EXERCISE AIM :: Give back exactly the lines from the beginning of the listing below to the line holding "helplines = [7, 10, 12, 10, 10, 9, 10, 10]", both ends included; the pictures stay out.

DATA BLOCK ::
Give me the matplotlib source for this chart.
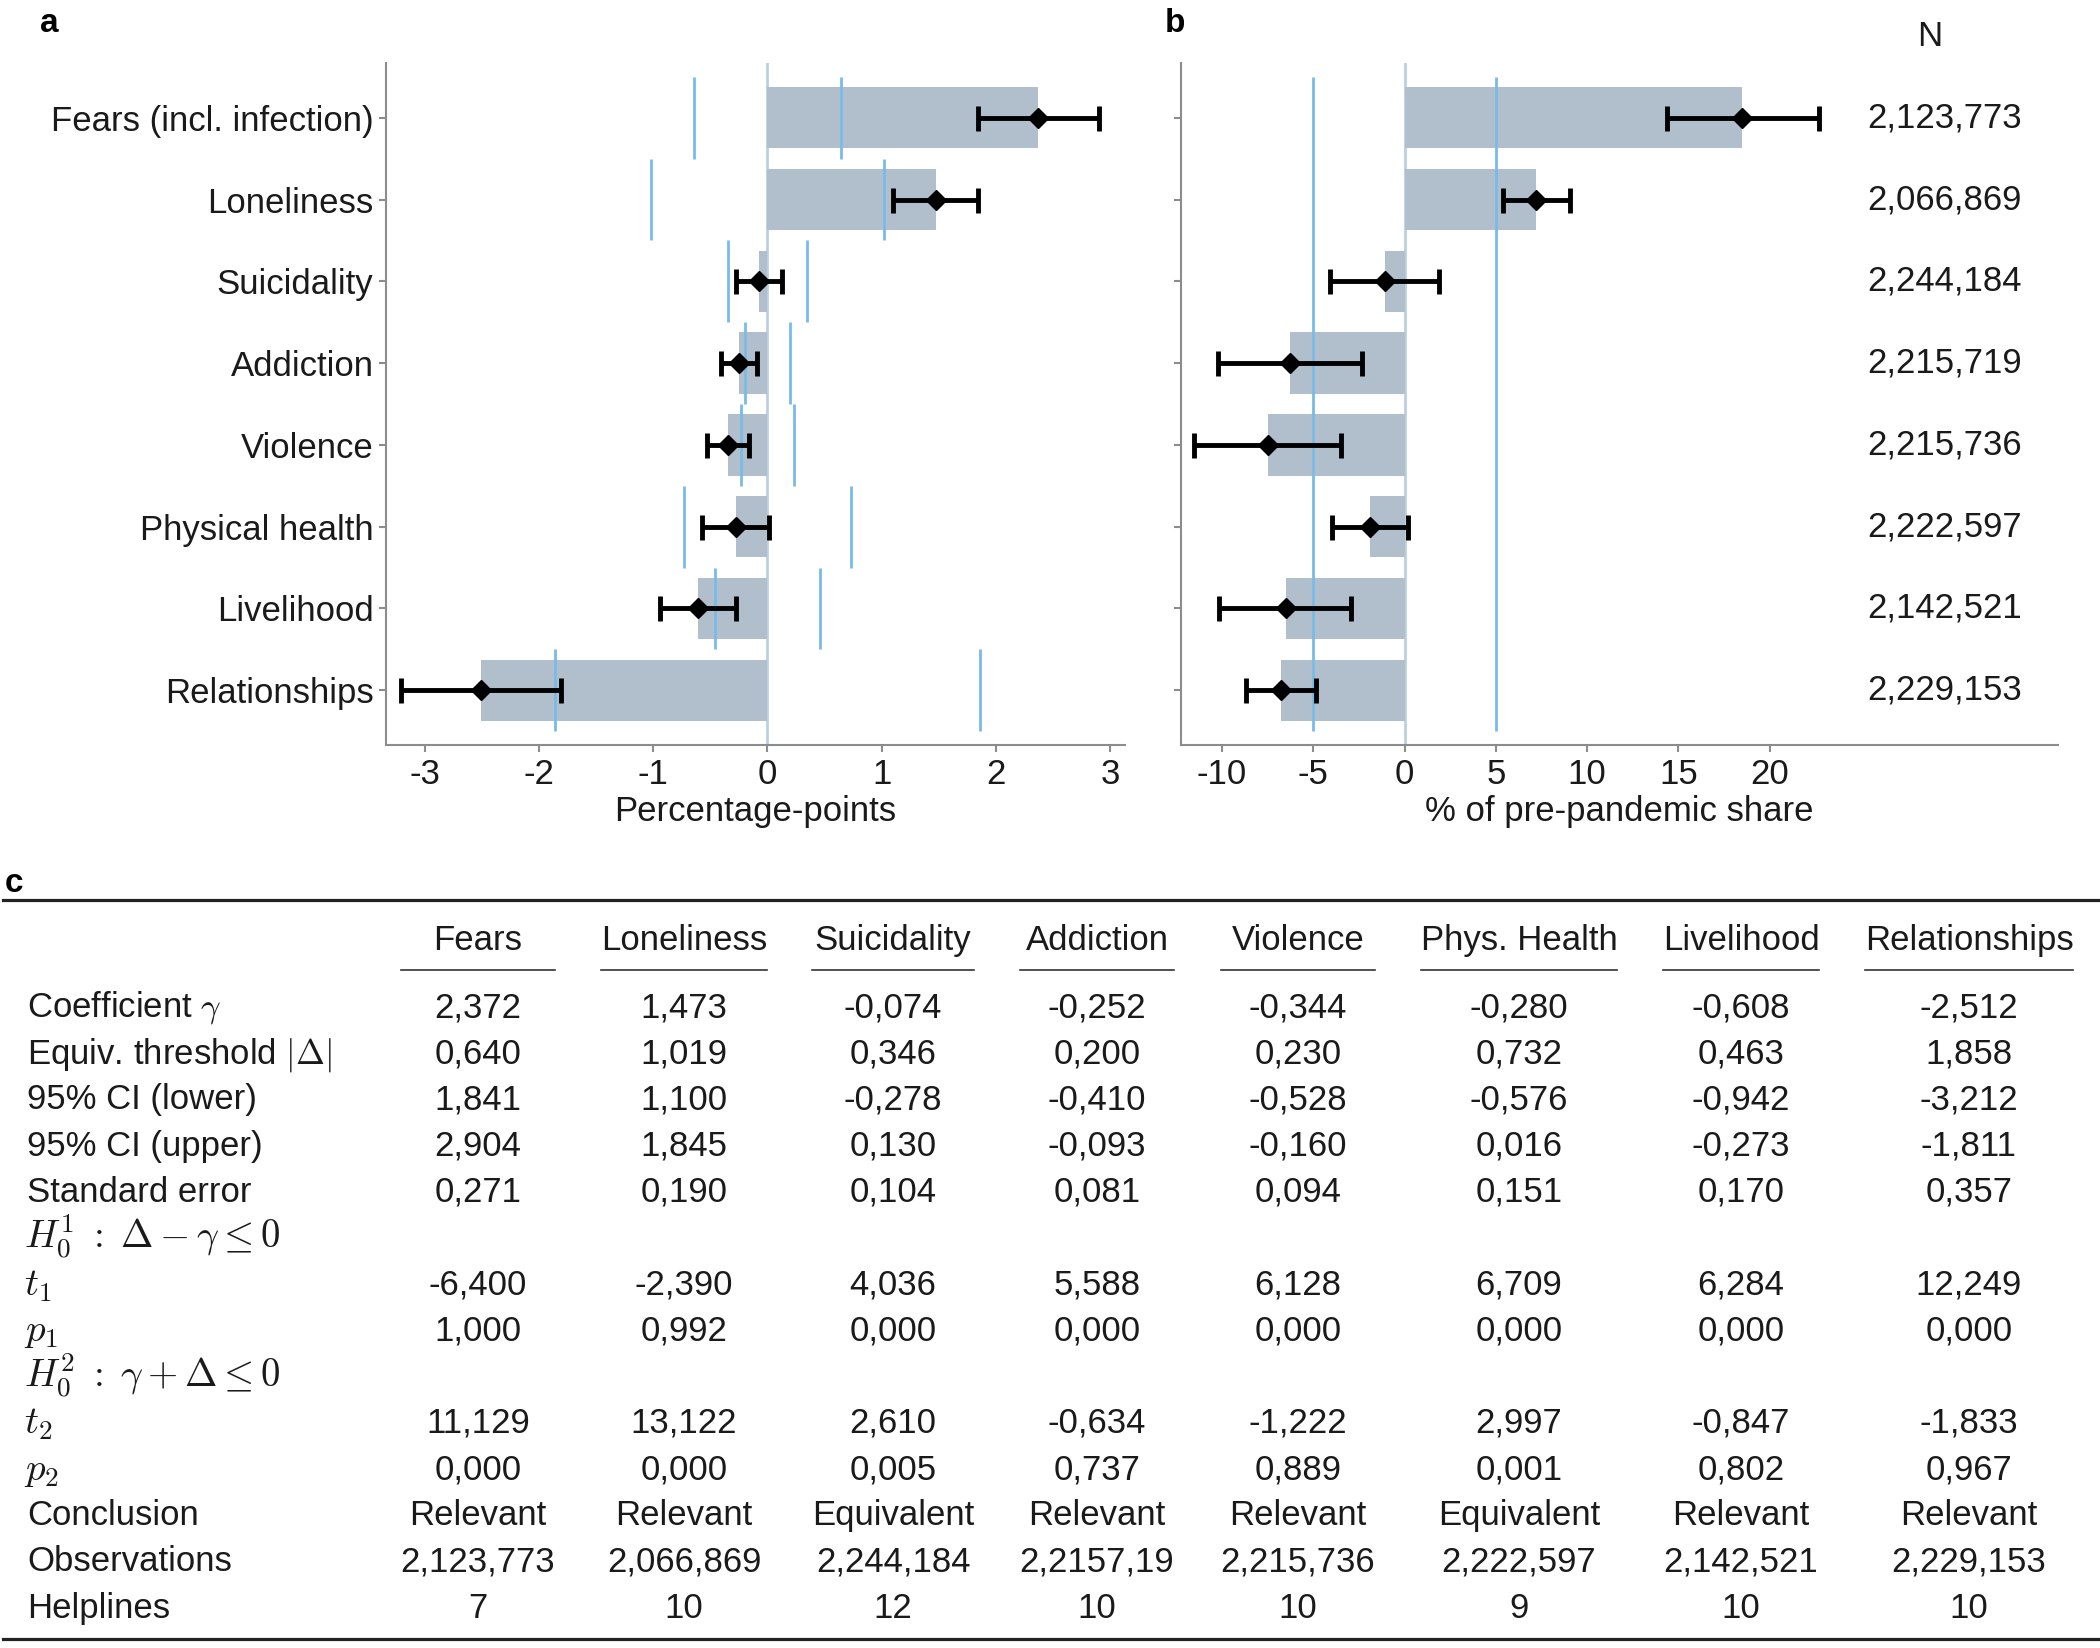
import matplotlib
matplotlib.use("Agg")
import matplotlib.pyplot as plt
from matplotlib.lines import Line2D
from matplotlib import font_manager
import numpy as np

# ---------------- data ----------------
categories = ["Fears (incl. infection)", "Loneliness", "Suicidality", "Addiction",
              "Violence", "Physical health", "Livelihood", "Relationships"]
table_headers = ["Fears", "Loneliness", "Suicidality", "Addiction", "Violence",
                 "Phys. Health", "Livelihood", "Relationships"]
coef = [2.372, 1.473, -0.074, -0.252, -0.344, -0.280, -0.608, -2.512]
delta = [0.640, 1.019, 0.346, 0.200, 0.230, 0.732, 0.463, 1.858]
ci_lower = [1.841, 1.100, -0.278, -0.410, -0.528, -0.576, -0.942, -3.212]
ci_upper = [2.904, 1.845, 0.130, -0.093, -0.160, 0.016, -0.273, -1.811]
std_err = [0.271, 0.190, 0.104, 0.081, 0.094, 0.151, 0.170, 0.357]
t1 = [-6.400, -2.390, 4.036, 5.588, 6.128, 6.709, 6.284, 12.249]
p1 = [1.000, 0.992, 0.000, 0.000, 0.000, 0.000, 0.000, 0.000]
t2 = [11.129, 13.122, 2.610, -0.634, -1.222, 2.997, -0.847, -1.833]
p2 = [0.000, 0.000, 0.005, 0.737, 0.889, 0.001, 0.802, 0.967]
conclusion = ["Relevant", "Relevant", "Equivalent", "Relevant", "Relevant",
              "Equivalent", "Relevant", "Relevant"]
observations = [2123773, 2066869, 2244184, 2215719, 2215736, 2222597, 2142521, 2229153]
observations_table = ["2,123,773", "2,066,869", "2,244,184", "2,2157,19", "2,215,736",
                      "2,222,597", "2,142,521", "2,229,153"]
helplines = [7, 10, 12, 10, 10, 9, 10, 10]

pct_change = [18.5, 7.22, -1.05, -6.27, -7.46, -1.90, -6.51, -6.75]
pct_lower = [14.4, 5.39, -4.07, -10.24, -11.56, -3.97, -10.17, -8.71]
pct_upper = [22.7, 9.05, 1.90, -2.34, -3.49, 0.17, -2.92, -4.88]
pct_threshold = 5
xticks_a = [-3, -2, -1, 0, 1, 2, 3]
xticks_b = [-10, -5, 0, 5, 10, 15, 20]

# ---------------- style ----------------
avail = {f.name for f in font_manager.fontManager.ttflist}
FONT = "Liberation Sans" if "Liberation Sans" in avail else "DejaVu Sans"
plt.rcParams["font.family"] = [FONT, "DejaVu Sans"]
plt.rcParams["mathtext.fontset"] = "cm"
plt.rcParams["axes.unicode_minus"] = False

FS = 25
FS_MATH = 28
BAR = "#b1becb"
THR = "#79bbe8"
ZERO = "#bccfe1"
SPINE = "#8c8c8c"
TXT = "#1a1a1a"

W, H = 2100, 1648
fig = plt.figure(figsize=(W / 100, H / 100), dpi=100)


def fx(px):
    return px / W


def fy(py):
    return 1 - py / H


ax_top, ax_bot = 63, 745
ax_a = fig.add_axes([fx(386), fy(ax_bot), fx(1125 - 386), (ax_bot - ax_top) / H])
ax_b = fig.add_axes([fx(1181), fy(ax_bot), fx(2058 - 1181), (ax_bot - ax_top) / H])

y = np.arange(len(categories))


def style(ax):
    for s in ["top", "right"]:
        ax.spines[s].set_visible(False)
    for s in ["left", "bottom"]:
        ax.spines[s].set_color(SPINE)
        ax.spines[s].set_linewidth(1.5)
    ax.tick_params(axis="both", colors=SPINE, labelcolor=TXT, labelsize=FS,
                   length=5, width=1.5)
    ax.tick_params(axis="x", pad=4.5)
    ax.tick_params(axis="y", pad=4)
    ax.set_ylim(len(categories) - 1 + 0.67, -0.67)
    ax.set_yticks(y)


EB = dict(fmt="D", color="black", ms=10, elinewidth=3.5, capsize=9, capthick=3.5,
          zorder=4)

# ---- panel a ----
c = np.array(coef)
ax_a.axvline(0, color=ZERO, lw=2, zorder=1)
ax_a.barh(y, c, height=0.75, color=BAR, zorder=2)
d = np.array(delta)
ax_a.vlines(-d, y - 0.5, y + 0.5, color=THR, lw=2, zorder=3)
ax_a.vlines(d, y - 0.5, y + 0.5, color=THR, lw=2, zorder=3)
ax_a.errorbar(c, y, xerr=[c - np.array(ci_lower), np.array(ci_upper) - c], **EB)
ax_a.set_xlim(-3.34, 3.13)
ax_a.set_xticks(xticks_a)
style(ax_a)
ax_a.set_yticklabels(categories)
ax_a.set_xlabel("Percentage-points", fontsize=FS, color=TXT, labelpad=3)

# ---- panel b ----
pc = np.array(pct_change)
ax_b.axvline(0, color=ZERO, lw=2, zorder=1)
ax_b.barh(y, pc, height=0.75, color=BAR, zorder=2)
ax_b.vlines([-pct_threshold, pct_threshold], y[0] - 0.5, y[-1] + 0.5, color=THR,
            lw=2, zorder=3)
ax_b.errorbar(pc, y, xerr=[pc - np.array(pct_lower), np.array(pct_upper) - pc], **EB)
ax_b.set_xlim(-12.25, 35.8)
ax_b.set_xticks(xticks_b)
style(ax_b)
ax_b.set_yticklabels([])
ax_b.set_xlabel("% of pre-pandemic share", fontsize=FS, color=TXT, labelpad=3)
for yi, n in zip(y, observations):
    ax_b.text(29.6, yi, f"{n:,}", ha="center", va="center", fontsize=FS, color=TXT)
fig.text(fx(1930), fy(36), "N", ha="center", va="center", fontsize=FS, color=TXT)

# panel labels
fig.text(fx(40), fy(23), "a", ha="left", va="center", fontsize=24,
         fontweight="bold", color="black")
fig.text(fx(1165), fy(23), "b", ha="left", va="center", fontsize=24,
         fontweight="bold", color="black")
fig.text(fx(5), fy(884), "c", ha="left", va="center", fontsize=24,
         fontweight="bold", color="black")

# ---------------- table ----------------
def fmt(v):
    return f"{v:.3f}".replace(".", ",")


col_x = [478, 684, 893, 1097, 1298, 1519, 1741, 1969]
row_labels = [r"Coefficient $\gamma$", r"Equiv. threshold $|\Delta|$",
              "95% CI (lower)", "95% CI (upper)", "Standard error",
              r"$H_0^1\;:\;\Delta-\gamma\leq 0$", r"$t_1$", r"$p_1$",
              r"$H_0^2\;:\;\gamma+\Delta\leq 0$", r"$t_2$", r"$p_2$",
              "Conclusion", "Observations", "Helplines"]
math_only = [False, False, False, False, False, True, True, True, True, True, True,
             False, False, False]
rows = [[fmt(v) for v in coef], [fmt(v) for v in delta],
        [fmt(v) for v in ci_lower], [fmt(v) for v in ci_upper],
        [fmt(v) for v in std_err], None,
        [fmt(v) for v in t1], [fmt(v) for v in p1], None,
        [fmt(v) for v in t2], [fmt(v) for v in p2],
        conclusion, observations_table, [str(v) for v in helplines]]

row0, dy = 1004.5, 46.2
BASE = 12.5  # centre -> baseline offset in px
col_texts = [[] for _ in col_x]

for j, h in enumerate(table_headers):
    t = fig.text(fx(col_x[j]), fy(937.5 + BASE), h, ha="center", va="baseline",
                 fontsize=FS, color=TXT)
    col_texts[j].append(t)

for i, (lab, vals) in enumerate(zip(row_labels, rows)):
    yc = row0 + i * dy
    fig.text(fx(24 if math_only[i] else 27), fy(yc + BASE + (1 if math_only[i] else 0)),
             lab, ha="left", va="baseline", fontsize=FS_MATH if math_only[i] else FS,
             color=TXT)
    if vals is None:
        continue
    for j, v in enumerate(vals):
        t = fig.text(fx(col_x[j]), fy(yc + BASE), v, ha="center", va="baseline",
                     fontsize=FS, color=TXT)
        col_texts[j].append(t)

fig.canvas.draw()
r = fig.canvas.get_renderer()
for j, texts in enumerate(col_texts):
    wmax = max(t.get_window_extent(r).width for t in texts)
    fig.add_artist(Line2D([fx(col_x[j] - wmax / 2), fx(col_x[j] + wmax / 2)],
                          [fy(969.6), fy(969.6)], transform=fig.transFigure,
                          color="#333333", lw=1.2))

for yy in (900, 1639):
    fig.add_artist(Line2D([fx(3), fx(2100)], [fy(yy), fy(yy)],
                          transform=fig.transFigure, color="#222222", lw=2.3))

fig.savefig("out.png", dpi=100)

TASK RESULT ::
Give me the matplotlib source for this chart.
import matplotlib
matplotlib.use("Agg")
import matplotlib.pyplot as plt
from matplotlib.lines import Line2D
from matplotlib import font_manager
import numpy as np

# ---------------- data ----------------
categories = ["Fears (incl. infection)", "Loneliness", "Suicidality", "Addiction",
              "Violence", "Physical health", "Livelihood", "Relationships"]
table_headers = ["Fears", "Loneliness", "Suicidality", "Addiction", "Violence",
                 "Phys. Health", "Livelihood", "Relationships"]
coef = [2.372, 1.473, -0.074, -0.252, -0.344, -0.280, -0.608, -2.512]
delta = [0.640, 1.019, 0.346, 0.200, 0.230, 0.732, 0.463, 1.858]
ci_lower = [1.841, 1.100, -0.278, -0.410, -0.528, -0.576, -0.942, -3.212]
ci_upper = [2.904, 1.845, 0.130, -0.093, -0.160, 0.016, -0.273, -1.811]
std_err = [0.271, 0.190, 0.104, 0.081, 0.094, 0.151, 0.170, 0.357]
t1 = [-6.400, -2.390, 4.036, 5.588, 6.128, 6.709, 6.284, 12.249]
p1 = [1.000, 0.992, 0.000, 0.000, 0.000, 0.000, 0.000, 0.000]
t2 = [11.129, 13.122, 2.610, -0.634, -1.222, 2.997, -0.847, -1.833]
p2 = [0.000, 0.000, 0.005, 0.737, 0.889, 0.001, 0.802, 0.967]
conclusion = ["Relevant", "Relevant", "Equivalent", "Relevant", "Relevant",
              "Equivalent", "Relevant", "Relevant"]
observations = [2123773, 2066869, 2244184, 2215719, 2215736, 2222597, 2142521, 2229153]
observations_table = ["2,123,773", "2,066,869", "2,244,184", "2,2157,19", "2,215,736",
                      "2,222,597", "2,142,521", "2,229,153"]
helplines = [7, 10, 12, 10, 10, 9, 10, 10]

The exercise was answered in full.